Por otra parte, la peligrosidad que supuso para los ninjas del aerosol trepar arácnidamente seis pisos de un edificio, escalada por una parada de ómnibus mediante, ¿no le otorga más mérito aún? ¿No va a contrapelo de lo que a nuestra monocromática sociedad más le teme? ¿La osadía, la aventura, las alturas y el riesgo? ¿No desafió de la manera más cruda, y poética a la vez, aquello de la seguridad, la casa propia y el proyecto de vida? ¿Cuánto hay en esta indignación social, además de los costos prácticos que requerirá sanear los “daños”, la interpelación acerca de qué estoy haciendo yo por grafitear mi vida?
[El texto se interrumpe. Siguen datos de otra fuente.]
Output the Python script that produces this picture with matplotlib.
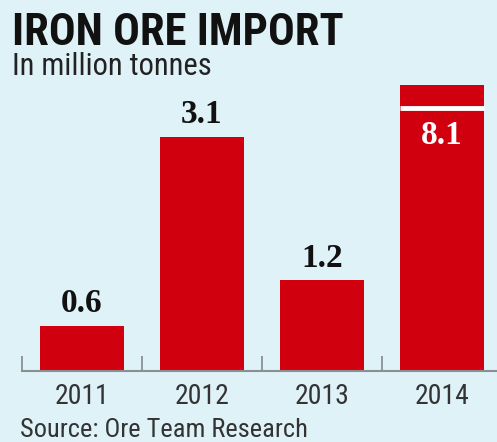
import numpy as np
import matplotlib
matplotlib.use('Agg')
import matplotlib.pyplot as plt

# Data
years = ['2011', '2012', '2013', '2014']
imports = [0.6, 3.1, 1.2, 8.1]   # million tonnes

BG = '#dff2f8'
RED = '#d0000f'
AXIS_TOP = 3.79      # axis is broken, tallest bar is clipped
BREAK_AT = 3.48

COND = ['Roboto Condensed', 'Liberation Sans Narrow', 'DejaVu Sans']
SLAB = ['Roboto Slab', 'Liberation Serif', 'DejaVu Serif']
plt.rcParams['font.family'] = COND

fig = plt.figure(figsize=(4.97, 4.42), dpi=100, facecolor=BG)
ax = fig.add_axes([22 / 497, 71 / 442, 475 / 497, 286 / 442])
ax.set_facecolor(BG)

x = np.arange(len(years))
bars = ax.bar(x, imports, width=0.70, color=RED, zorder=2)
ax.set_xlim(-0.5, 3.46)
ax.set_ylim(0, AXIS_TOP)

# value labels
for xi, v in zip(x, imports):
    if v > AXIS_TOP:
        ax.plot([xi - 0.35, xi + 0.35], [BREAK_AT, BREAK_AT], color='white', lw=3.5,
                solid_capstyle='butt', zorder=3)
        ax.annotate(f'{v:.1f}', (xi, BREAK_AT), xytext=(0, -8), textcoords='offset points',
                    ha='center', va='top', color='white', fontsize=24, fontweight='bold',
                    family=SLAB, zorder=4)
    else:
        ax.annotate(f'{v:.1f}', (xi, v), xytext=(0, 5), textcoords='offset points',
                    ha='center', va='bottom', color='#111111', fontsize=24, fontweight='bold',
                    family=SLAB)

for s in ['top', 'right', 'left']:
    ax.spines[s].set_visible(False)
ax.spines['bottom'].set_color('#8a8f92')
ax.spines['bottom'].set_linewidth(1.5)
ax.set_yticks([])
ax.set_xticks(x)
ax.set_xticklabels(years, fontsize=20, color='#333333')
ax.tick_params(axis='x', which='major', length=0, pad=9)
ax.set_xticks(np.arange(-0.5, 3.5, 1.0), minor=True)
ax.tick_params(axis='x', which='minor', direction='in', length=11, width=1.3, color='#8a8f92')

fig.text(12 / 497, 1 - 45 / 442, 'IRON ORE IMPORT', fontsize=32, fontweight='bold',
         color='#111111', va='baseline')
fig.text(12 / 497, 1 - 75 / 442, 'In million tonnes', fontsize=22, color='#222222', va='baseline')
fig.text(20 / 497, 1 - 437 / 442, 'Source: Ore Team Research', fontsize=19, color='#333333',
         va='baseline')

fig.savefig('out.png', dpi=100, facecolor=BG)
Es decir, ¿a qué “pisos” estoy dispuesto “trepar”? ¿Qué “arrebatos” estoy dispuesto a cometer? ¿A qué “alturas” estoy dispuesto a “elevarme”, aún si el riesgo es la “caída”?

Lo sucedido en los edificios de Cordón trae a mi memoria otra intervención artística/política (porque todo arte es político) acaecida el año pasado que, con el discurso de “preservar la pulcritud de los espacios públicos”, se quitó. Me refiero al salón gremial del liceo IAVA. ¿Qué operó allí sino el mismo razonamiento conservador desde el cual todo aquello que no está pintado de blanco obedece una amenaza?

Las paredes podrán pintarse de blanco y se podrá perseguir a los artistas que militan su arte desde el grafiti, pero, en cualquier caso, se habrá aplazado el problema. Se lo habrá movido de lugar. La verdad no es decir lo que las cosas son, sino denunciar los procesos mediante los cuales se acredita o no que algo sea considerado verdadero o falso. Los ejemplos de la intervención del salón del IAVA, de los grafiteros ninjas y, tal vez, cualquier intervención artística genuina pone sobre la mesa, denuncia y cuestiona, el trasfondo que late bajo un discurso que pretende cristalizarse como el hegemónico o verdadero.

Y el sábado seis de abril, en esa nubosa mañana, estos acróbatas sin nombre, pero con tags, hicieron lo que muchos esperamos que no se deje de hacer; transgredir las normas si la causa lo amerita. Más aún, cuando el daño fue tan inocuo, cuando no hubo violencia de ningún tipo, cuando fue tan limpio, silencioso, y potente. Al final, y contradiciendo el comienzo de esta columna de opinión, tal vez Uruguay no sea tan gris. Tal vez ese electrocardiograma finalmente se esté moviendo, e incomodando a una sociedad que normaliza lo abyecto y criminaliza el arte.